Code that draws figures
+ + + +

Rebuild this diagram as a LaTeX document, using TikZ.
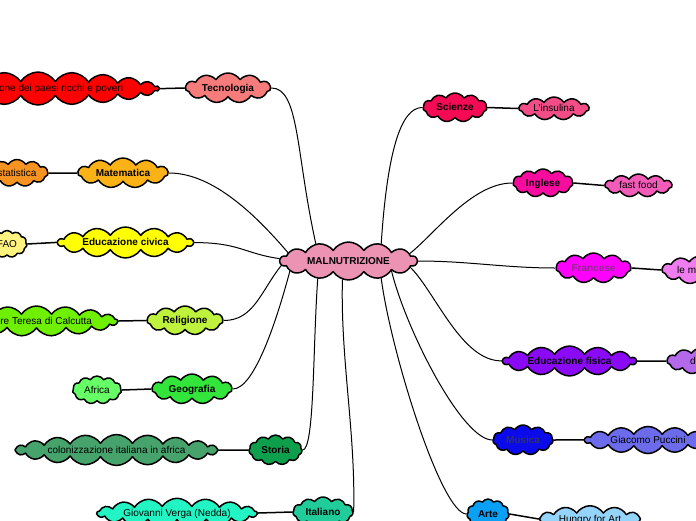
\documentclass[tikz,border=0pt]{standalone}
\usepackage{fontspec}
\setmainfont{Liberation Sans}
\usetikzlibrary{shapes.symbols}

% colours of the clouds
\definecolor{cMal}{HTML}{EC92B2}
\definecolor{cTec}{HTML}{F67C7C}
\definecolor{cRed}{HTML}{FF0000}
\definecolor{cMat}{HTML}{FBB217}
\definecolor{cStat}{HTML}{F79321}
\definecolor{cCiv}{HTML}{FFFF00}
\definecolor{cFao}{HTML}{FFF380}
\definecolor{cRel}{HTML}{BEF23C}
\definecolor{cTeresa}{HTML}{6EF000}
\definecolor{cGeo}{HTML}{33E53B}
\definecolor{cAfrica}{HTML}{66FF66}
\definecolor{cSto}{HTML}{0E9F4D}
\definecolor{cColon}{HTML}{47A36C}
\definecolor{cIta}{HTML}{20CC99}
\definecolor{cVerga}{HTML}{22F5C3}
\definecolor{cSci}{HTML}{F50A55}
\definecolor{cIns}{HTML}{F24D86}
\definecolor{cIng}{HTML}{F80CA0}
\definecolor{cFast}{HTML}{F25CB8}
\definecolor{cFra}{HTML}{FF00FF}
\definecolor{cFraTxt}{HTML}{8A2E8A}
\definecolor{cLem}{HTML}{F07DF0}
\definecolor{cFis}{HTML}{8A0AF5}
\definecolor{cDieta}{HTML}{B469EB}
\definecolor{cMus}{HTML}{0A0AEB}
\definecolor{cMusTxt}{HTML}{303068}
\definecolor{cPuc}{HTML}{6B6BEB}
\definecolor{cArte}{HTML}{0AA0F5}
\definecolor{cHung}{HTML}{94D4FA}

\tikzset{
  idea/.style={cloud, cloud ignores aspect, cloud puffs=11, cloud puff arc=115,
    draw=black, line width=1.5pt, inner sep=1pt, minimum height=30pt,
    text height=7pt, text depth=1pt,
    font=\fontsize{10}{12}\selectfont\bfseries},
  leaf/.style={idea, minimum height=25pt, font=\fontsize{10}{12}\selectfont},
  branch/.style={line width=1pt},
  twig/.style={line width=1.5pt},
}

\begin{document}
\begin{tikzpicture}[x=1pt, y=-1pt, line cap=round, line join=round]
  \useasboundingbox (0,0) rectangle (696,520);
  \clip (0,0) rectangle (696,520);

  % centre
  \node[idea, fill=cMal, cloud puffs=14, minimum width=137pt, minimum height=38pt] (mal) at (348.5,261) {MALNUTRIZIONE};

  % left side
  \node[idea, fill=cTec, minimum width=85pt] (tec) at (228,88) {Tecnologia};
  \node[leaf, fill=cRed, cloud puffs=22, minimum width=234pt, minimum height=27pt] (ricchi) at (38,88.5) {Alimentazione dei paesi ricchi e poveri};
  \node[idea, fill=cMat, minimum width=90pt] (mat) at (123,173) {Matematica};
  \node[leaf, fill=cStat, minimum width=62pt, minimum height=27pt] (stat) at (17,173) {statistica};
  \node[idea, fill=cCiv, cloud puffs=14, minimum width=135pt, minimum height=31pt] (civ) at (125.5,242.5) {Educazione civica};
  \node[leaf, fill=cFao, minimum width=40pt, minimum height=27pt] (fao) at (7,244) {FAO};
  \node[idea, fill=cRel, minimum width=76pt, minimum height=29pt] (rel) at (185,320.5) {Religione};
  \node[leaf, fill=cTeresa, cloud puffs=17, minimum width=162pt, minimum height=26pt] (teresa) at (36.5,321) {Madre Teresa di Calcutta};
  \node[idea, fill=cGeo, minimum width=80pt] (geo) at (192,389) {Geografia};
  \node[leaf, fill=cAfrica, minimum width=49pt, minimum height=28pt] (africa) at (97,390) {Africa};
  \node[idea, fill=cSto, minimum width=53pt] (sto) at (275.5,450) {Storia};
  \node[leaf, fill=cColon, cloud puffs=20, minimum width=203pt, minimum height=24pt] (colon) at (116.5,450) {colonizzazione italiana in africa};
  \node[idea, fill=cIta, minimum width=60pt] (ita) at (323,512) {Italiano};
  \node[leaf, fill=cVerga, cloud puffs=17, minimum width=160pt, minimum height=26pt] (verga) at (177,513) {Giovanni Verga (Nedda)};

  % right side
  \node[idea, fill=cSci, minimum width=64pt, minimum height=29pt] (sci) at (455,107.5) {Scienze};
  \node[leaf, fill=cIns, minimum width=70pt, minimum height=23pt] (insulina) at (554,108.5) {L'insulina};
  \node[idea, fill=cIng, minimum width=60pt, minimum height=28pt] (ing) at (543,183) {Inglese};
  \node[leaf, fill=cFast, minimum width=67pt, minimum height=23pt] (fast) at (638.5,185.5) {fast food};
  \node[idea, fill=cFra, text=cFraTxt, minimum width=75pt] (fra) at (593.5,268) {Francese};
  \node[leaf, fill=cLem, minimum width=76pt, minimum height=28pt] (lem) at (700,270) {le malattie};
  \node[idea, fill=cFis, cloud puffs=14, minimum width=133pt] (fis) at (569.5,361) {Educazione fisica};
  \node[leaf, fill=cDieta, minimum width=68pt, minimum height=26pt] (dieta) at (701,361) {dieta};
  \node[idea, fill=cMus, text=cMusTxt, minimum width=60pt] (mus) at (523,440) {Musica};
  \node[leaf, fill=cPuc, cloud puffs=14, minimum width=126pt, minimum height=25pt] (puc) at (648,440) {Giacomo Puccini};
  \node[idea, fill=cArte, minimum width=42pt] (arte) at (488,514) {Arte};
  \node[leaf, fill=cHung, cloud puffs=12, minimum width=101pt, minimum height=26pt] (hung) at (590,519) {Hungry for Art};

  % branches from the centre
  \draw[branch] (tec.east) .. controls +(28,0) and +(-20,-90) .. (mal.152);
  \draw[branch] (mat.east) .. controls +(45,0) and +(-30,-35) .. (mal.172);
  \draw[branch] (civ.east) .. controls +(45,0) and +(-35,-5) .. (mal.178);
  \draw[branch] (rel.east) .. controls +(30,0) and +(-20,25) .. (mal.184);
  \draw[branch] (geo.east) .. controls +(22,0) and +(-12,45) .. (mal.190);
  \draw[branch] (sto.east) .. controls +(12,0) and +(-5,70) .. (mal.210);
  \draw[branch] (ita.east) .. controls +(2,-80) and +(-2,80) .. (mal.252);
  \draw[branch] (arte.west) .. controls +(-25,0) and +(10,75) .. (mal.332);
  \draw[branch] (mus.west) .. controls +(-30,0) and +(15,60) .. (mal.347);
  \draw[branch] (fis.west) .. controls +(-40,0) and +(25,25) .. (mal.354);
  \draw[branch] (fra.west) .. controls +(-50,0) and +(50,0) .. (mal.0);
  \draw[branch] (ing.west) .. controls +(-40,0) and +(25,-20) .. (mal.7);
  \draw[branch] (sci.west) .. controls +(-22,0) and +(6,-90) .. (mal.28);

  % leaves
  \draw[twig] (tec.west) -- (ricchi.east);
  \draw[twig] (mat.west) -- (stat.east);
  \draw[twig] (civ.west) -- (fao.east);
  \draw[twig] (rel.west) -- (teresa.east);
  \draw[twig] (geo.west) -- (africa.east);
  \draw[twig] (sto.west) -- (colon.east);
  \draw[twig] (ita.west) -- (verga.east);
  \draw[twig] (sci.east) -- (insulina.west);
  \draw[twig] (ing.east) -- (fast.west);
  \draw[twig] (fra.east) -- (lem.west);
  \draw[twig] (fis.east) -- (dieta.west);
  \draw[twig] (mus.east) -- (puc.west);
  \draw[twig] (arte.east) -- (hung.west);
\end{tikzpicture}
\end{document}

+ + + +

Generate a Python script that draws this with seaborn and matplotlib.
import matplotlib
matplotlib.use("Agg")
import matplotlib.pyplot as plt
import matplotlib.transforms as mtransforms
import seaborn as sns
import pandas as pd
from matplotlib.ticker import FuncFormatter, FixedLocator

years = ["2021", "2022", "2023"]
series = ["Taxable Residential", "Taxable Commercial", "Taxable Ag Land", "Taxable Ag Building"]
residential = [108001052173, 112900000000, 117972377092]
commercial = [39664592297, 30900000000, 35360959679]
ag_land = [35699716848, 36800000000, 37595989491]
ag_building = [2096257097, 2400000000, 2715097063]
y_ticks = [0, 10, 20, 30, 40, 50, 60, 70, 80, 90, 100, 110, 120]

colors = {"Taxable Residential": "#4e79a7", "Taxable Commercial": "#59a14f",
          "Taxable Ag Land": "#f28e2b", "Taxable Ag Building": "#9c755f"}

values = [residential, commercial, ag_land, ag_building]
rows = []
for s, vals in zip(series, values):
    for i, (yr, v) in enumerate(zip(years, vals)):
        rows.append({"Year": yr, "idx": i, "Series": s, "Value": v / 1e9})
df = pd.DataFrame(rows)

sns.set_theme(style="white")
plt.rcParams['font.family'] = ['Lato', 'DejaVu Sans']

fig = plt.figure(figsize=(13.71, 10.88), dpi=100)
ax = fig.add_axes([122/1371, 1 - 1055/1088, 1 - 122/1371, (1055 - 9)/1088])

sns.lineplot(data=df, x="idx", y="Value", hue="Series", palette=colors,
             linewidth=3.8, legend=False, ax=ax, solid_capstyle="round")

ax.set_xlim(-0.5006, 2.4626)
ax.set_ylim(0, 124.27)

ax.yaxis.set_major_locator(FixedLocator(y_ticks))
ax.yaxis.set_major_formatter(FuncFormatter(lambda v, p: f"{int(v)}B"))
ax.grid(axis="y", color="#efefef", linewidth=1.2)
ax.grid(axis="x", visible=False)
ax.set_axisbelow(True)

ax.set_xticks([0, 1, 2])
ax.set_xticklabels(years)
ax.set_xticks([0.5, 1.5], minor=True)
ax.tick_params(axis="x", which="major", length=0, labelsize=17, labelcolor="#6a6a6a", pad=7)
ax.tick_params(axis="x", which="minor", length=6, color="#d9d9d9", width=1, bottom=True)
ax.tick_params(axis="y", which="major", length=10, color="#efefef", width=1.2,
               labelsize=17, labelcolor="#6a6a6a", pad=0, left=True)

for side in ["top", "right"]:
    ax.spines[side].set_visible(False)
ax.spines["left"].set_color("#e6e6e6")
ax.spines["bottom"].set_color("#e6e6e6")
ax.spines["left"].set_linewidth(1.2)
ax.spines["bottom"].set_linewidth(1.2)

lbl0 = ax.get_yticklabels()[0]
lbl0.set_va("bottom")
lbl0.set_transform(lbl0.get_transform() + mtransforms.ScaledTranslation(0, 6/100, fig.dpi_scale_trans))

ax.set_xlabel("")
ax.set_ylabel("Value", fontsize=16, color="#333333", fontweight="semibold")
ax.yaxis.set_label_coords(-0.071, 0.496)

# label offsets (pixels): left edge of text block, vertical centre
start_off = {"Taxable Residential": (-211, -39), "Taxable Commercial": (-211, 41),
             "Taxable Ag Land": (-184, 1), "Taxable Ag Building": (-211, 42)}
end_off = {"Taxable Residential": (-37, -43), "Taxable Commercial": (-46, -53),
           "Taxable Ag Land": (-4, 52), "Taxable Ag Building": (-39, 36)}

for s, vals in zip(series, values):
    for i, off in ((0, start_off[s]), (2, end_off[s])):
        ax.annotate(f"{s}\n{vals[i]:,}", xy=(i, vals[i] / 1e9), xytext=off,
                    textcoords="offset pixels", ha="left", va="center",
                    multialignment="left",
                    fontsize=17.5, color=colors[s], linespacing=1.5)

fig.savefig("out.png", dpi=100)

+ + + +

WHAT TO PRODUCE → Reproduce, starting at the line containing "Rebuild this diagram" and stopping after the line containing "minimum width=137pt, minimum", each of those lines exactly and no others; leave pictures out.

EXERCISE RESPONSE →
Rebuild this diagram as a LaTeX document, using TikZ.
\documentclass[tikz,border=0pt]{standalone}
\usepackage{fontspec}
\setmainfont{Liberation Sans}
\usetikzlibrary{shapes.symbols}

% colours of the clouds
\definecolor{cMal}{HTML}{EC92B2}
\definecolor{cTec}{HTML}{F67C7C}
\definecolor{cRed}{HTML}{FF0000}
\definecolor{cMat}{HTML}{FBB217}
\definecolor{cStat}{HTML}{F79321}
\definecolor{cCiv}{HTML}{FFFF00}
\definecolor{cFao}{HTML}{FFF380}
\definecolor{cRel}{HTML}{BEF23C}
\definecolor{cTeresa}{HTML}{6EF000}
\definecolor{cGeo}{HTML}{33E53B}
\definecolor{cAfrica}{HTML}{66FF66}
\definecolor{cSto}{HTML}{0E9F4D}
\definecolor{cColon}{HTML}{47A36C}
\definecolor{cIta}{HTML}{20CC99}
\definecolor{cVerga}{HTML}{22F5C3}
\definecolor{cSci}{HTML}{F50A55}
\definecolor{cIns}{HTML}{F24D86}
\definecolor{cIng}{HTML}{F80CA0}
\definecolor{cFast}{HTML}{F25CB8}
\definecolor{cFra}{HTML}{FF00FF}
\definecolor{cFraTxt}{HTML}{8A2E8A}
\definecolor{cLem}{HTML}{F07DF0}
\definecolor{cFis}{HTML}{8A0AF5}
\definecolor{cDieta}{HTML}{B469EB}
\definecolor{cMus}{HTML}{0A0AEB}
\definecolor{cMusTxt}{HTML}{303068}
\definecolor{cPuc}{HTML}{6B6BEB}
\definecolor{cArte}{HTML}{0AA0F5}
\definecolor{cHung}{HTML}{94D4FA}

\tikzset{
  idea/.style={cloud, cloud ignores aspect, cloud puffs=11, cloud puff arc=115,
    draw=black, line width=1.5pt, inner sep=1pt, minimum height=30pt,
    text height=7pt, text depth=1pt,
    font=\fontsize{10}{12}\selectfont\bfseries},
  leaf/.style={idea, minimum height=25pt, font=\fontsize{10}{12}\selectfont},
  branch/.style={line width=1pt},
  twig/.style={line width=1.5pt},
}

\begin{document}
\begin{tikzpicture}[x=1pt, y=-1pt, line cap=round, line join=round]
  \useasboundingbox (0,0) rectangle (696,520);
  \clip (0,0) rectangle (696,520);

  % centre
  \node[idea, fill=cMal, cloud puffs=14, minimum width=137pt, minimum height=38pt] (mal) at (348.5,261) {MALNUTRIZIONE};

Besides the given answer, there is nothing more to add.